Catholic teaching regards the commandment “You shall not steal” as an expression of the commandment to love your neighbor as yourself.[25] This commandment is viewed to forbid the taking or keeping of a neighbor’s goods and demanding respect for the right to private property.

The seventh commandment forbids unjustly taking or keeping the goods of one's neighbor and wronging him in any way with respect to his goods. It commands justice and charity in the care of earthly goods and the fruits of men's labor. For the sake of the common good, it requires respect for the universal destination of goods and respect for the right to private property.

Catechism of the Catholic Church[26]

Catholic teaching states that in economic matters, respect for human dignity requires practicing temperance, a virtue that moderates attachment to worldly goods; justice, a virtue that preserves our neighbors rights and renders what is due; and solidarity, in accordance with the golden rule.[27] Even if it does not contradict explicit provisions of civil law, any form of unjustly taking and keeping the property of others is against the seventh commandment: thus, deliberate retention of goods lent or of objects lost; business fraud; paying unjust wages; forcing up prices by taking advantage of the ignorance or hardship of another. The following are also considered morally illicit: speculation in which one contrives to manipulate the price of goods artificially in order to gain an advantage to the detriment of others; corruption in which one influences the judgment of those who must make decisions according to law; appropriation and use for private purposes of the common goods of an enterprise; work poorly done; tax evasion; forgery of checks and invoices; excessive expenses and waste. Willfully damaging private or public property is contrary to the moral law and requires reparation. In addition, Catholic teaching demands that contracts and promises be strictly observed. Injustices require restitution to the owner.[28]

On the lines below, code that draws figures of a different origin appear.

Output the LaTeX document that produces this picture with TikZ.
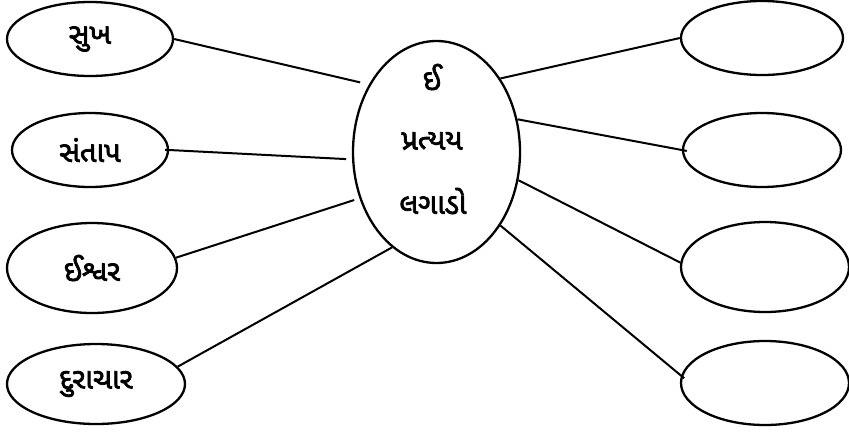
\documentclass[tikz,border=0pt]{standalone}
\usepackage{fontspec}
\usetikzlibrary{shapes.geometric}
\newfontfamily\guj[Script=Gujarati,AutoFakeBold=2.5]{Noto Sans Gujarati UI}
\begin{document}
\begin{tikzpicture}[x=1pt,y=-1pt,
  oval/.style={draw,ellipse,line width=2.3pt,inner sep=0pt},
  gtext/.style={font=\guj\bfseries\fontsize{29}{32}\selectfont},
  link/.style={line width=2pt}]
\useasboundingbox (0,0) rectangle (849,432);
% left ovals
\node[oval,gtext,minimum width=166,minimum height=74] (l1) at (90,39) {સુખ};
\node[oval,gtext,minimum width=156,minimum height=74] (l2) at (90,150) {સંતાપ};
\node[oval,gtext,minimum width=170,minimum height=90] (l3) at (92,268) {ઈશ્વર};
\node[oval,gtext,minimum width=178,minimum height=80] (l4) at (96,384) {દુરાચાર};
% centre
\node[oval,minimum width=167,minimum height=222] (c) at (436.5,152) {};
\node[gtext] (c1) at (432,77) {ઈ};
\node[gtext] (c2) at (432,141) {પ્રત્યય};
\node[gtext] (c3) at (433,201) {લગાડો};
% right ovals
\node[oval,minimum width=162,minimum height=74] (r1) at (762,38) {};
\node[oval,minimum width=158,minimum height=74] (r2) at (762,150) {};
\node[oval,minimum width=168,minimum height=90] (r3) at (765,267) {};
\node[oval,minimum width=168,minimum height=84] (r4) at (765,383) {};
% connectors
\draw[link,shorten >=9pt] (l1.east) -- (c.135);
\draw[link,shorten <=-4pt,shorten >=6pt] (l2.east) -- (c.185);
\draw[link,shorten >=5.5pt] (l3.7) -- (c.211);
\draw[link] (l4.12) -- (c.245);
\draw[link] (c.49) -- (r1.west);
\draw[link,shorten >=-5pt] (c.22) -- (r2.west);
\draw[link] (c.341) -- (r3.177);
\draw[link,shorten >=-4pt] (c.311) -- (r4.175);
\end{tikzpicture}
\end{document}
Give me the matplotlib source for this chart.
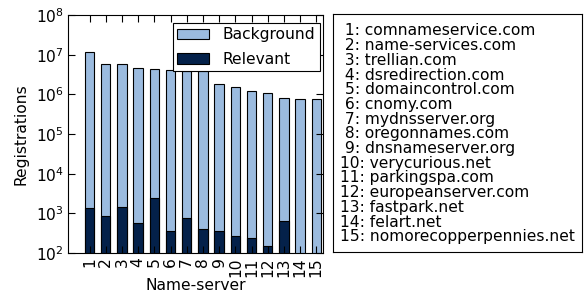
import numpy as np
import matplotlib
matplotlib.use("Agg")
import matplotlib.pyplot as plt

servers = ["comnameservice.com", "name-services.com", "trellian.com",
           "dsredirection.com", "domaincontrol.com", "cnomy.com",
           "mydnsserver.org", "oregonnames.com", "dnsnameserver.org",
           "verycurious.net", "parkingspa.com", "europeanserver.com",
           "fastpark.net", "felart.net", "nomorecopperpennies.net"]
background = [1.19e7, 5.8e6, 5.8e6, 4.6e6, 4.5e6, 4.1e6, 3.95e6, 3.9e6,
              1.8e6, 1.56e6, 1.24e6, 1.08e6, 8.3e5, 7.6e5, 7.5e5]
relevant = [1350, 865, 1480, 586, 2450, 363, 770, 405,
            369, 271, 240, 151, 645, 0, 0]

light = "#9bbbdf"
dark = "#04214a"
fs = 11.2

def main():
    fig = plt.figure(figsize=(5.84, 2.97), dpi=100)
    ax = fig.add_axes([0.1164, 0.148, 0.4366, 0.801])
    x = np.arange(1, len(servers) + 1)
    w = 0.58

    ax.bar(x, background, width=w, color=light, edgecolor="black",
           linewidth=0.8, label="Background")
    rel = np.array(relevant, dtype=float)
    mask = rel > 0
    ax.bar(x[mask], rel[mask], width=w, color=dark, edgecolor="black",
           linewidth=0.8, label="Relevant")

    ax.set_yscale("log")
    ax.set_ylim(1e2, 1e8)
    ax.set_xlim(-0.33, 15.41)
    ax.set_xticks(x)
    ax.set_xticklabels([str(i) for i in x], rotation=90, fontsize=fs)
    ax.yaxis.set_minor_locator(matplotlib.ticker.NullLocator())
    ax.tick_params(axis="both", which="major", direction="in", length=5,
                   top=True, right=True, labelsize=fs, pad=3)
    ax.set_ylabel("Registrations", fontsize=fs, labelpad=5)
    ax.set_xlabel("Name-server", fontsize=fs, labelpad=1)
    leg = ax.legend(loc="upper right", fontsize=fs, fancybox=False,
                    framealpha=1, edgecolor="black",
                    bbox_to_anchor=(0.988, 0.968), borderaxespad=0,
                    handlelength=2.0, borderpad=0.3, labelspacing=0.6,
                    handletextpad=0.9)
    leg.get_frame().set_linewidth(0.8)

    # key box with the server names
    kx = fig.add_axes([0.570, 0.152, 0.426, 0.800])
    kx.set_xticks([])
    kx.set_yticks([])
    kx.set_xlim(0, 1)
    kx.set_ylim(0, 1)
    for i, name in enumerate(servers):
        y = 0.930 - i * 0.0619
        label = f"{i + 1}: {name}" if i >= 9 else f" {i + 1}: {name}"
        kx.text(0.03, y, label, fontsize=fs, va="center", ha="left")

    fig.savefig("out.png", dpi=100)

if __name__ == "__main__":
    main()
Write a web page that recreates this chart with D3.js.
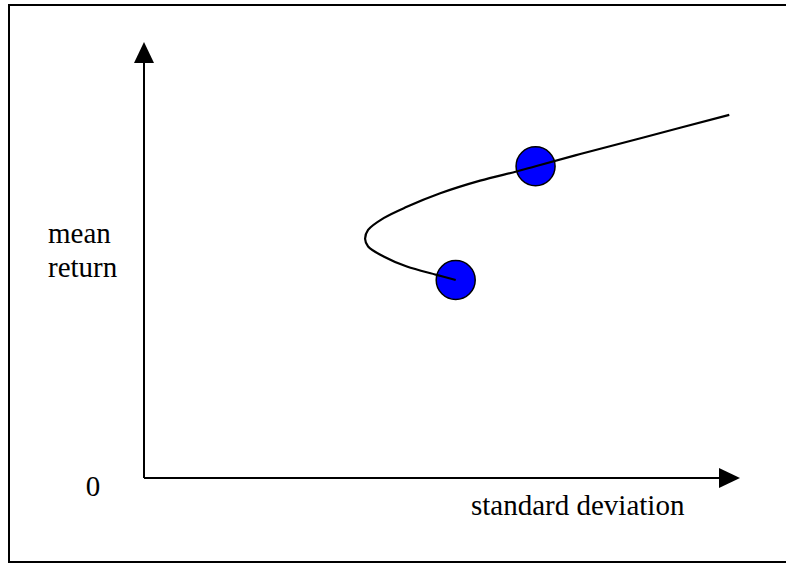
<!DOCTYPE html>
<html>
<head>
<meta charset="utf-8">
<script src="https://cdn.jsdelivr.net/npm/d3@7"></script>
<style>
    html, body { margin: 0; padding: 0; background: #fff; }
    svg { display: block; }
    text { font-family: "Liberation Serif", "Times New Roman", serif; fill: #000; }
</style>
</head>
<body>
<script>
// Efficient frontier (sigma, mean) in axis units
const frontierSigma = [5.23, 4.91, 4.41, 4.02, 3.76, 3.71, 3.76, 4.02, 4.41, 4.97, 5.64, 6.25, 6.57, 7.32, 8.38, 9.82];
const frontierMean = [4.54, 4.66, 4.85, 5.08, 5.31, 5.48, 5.69, 5.96, 6.22, 6.53, 6.82, 7.03, 7.15, 7.43, 7.81, 8.33];

// The two assets marked with dots
const assetSigma = [5.23, 6.57];
const assetMean = [4.54, 7.15];

// Labels
const xLabel = "standard deviation";
const yLabel = ["mean", "return"];
const originLabel = "0";

const width = 786;
const height = 563;

const svg = d3.select("body")
    .append("svg")
    .attr("width", width)
    .attr("height", height);

// Outer frame (right edge sits past the window, like the reference)
svg.append("rect")
    .attr("x", 9)
    .attr("y", 5)
    .attr("width", 790)
    .attr("height", 557)
    .attr("fill", "none")
    .attr("stroke", "#000")
    .attr("stroke-width", 2);

// Scales | axis units to pixels
const x = d3.scaleLinear().domain([0, 10]).range([144, 740]);
const y = d3.scaleLinear().domain([0, 10]).range([478, 42]);

const head = 21; // arrowhead length
const half = 10; // arrowhead half width

// Y axis with arrow
svg.append("line")
    .attr("x1", x(0)).attr("y1", y(0))
    .attr("x2", x(0)).attr("y2", y(10) + head)
    .attr("stroke", "#000")
    .attr("stroke-width", 2);
svg.append("path")
    .attr("d", `M${x(0)},${y(10)}L${x(0) - half},${y(10) + head}L${x(0) + half},${y(10) + head}Z`)
    .attr("fill", "#000");

// X axis with arrow
svg.append("line")
    .attr("x1", x(0)).attr("y1", y(0))
    .attr("x2", x(10) - head).attr("y2", y(0))
    .attr("stroke", "#000")
    .attr("stroke-width", 2);
svg.append("path")
    .attr("d", `M${x(10)},${y(0)}L${x(10) - head},${y(0) - half}L${x(10) - head},${y(0) + half}Z`)
    .attr("fill", "#000");

// Frontier curve
const frontier = frontierSigma.map((s, i) => [s, frontierMean[i]]);
const line = d3.line()
    .x((d) => x(d[0]))
    .y((d) => y(d[1]))
    .curve(d3.curveCatmullRom.alpha(0.5));

// Asset dots
svg.append("g")
    .selectAll("circle")
    .data(assetSigma.map((s, i) => [s, assetMean[i]]))
    .enter()
    .append("circle")
    .attr("cx", (d) => x(d[0]))
    .attr("cy", (d) => y(d[1]))
    .attr("r", 19.5)
    .attr("fill", "#0000ff")
    .attr("stroke", "#000")
    .attr("stroke-width", 1.5);

// Curve goes on top of the dots
svg.append("path")
    .datum(frontier)
    .attr("d", line)
    .attr("fill", "none")
    .attr("stroke", "#000")
    .attr("stroke-width", 2.2);

// Text
svg.append("text")
    .attr("x", 471)
    .attr("y", 515)
    .attr("font-size", 29)
    .text(xLabel);

svg.append("g")
    .selectAll("text")
    .data(yLabel)
    .enter()
    .append("text")
    .attr("x", 48)
    .attr("y", (d, i) => 243 + i * 34)
    .attr("font-size", 29)
    .text((d) => d);

svg.append("text")
    .attr("x", 93)
    .attr("y", 496)
    .attr("text-anchor", "middle")
    .attr("font-size", 29)
    .text(originLabel);
</script>
</body>
</html>
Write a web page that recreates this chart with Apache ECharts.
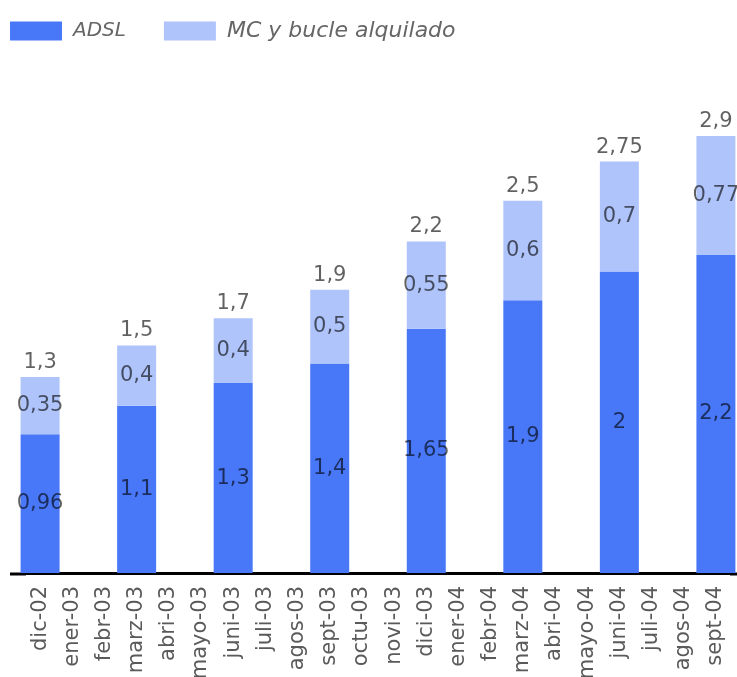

Promises must be kept and contracts strictly observed to the extent that the commitments made in them are morally just. A significant part of economic and social life depends on the honoring of contracts between physical or moral persons - commercial contracts of purchase or sale, rental or labor contracts. All contracts must be agreed to and executed in good faith. Contracts are subject to commutative justice which regulates exchanges between persons and between institutions in accordance with a strict respect for their rights. Commutative justice obliges strictly; it requires safeguarding property rights, paying debts, and fulfilling obligations freely contracted. Without commutative justice, no other form of justice is possible.

Catechism of the Catholic Church[29]

Catholic teaching reminds that Jesus enjoins his disciples to prefer him to everything and everyone, and bids them "renounce all that [they have]" for his sake and that of the Gospel.[30] Jesus gave his disciples the example of the poor widow of Jerusalem who gave out of her poverty all that she had to live on.[31] Detachment from riches is portrayed as obligatory for entrance into the Kingdom of heaven.[32] "Blessed are the poor in spirit"[33] represents the expectation that those who do not receive all their physical longings are more inclined to seek fulfillment of their spiritual longings through Jesus Christ. “The Lord grieves over the rich, because they find their consolation in the abundance of goods.”[34] "I want to see God" expresses the true desire of man. The water of eternal life quenches the thirst for God.[35] Attachment to the goods of this world are a bondage. The Scriptural remedy is the desire for true happiness that is found in seeking and finding God. Holy people must struggle, with grace from on high, to obtain the good things God promises. Faithful Christians put to death their cravings and, with the grace of God, prevail over the seductions of pleasure and power.[36] For what does it profit a man to gain the whole world, yet lose his own soul?[37]

Reformation and Post-Reformation viewsEdit

Martin Luther ascribes this commandment to God’s desire to protect private property rights. He views this commandment as prohibiting not only the taking of another’s property, but all unjust and fraudulent dealing in the marketplace, workplace, or any other place where transactions are conducted. Luther further describes negligence and dereliction of duty as violations of this commandment if such negligence causes one’s employer to suffer loss. Likewise, laziness and unfaithfulness in one’s paid employment are viewed as a fraud that is worse than the petty thefts that can be prevented with locks and bolts.[38]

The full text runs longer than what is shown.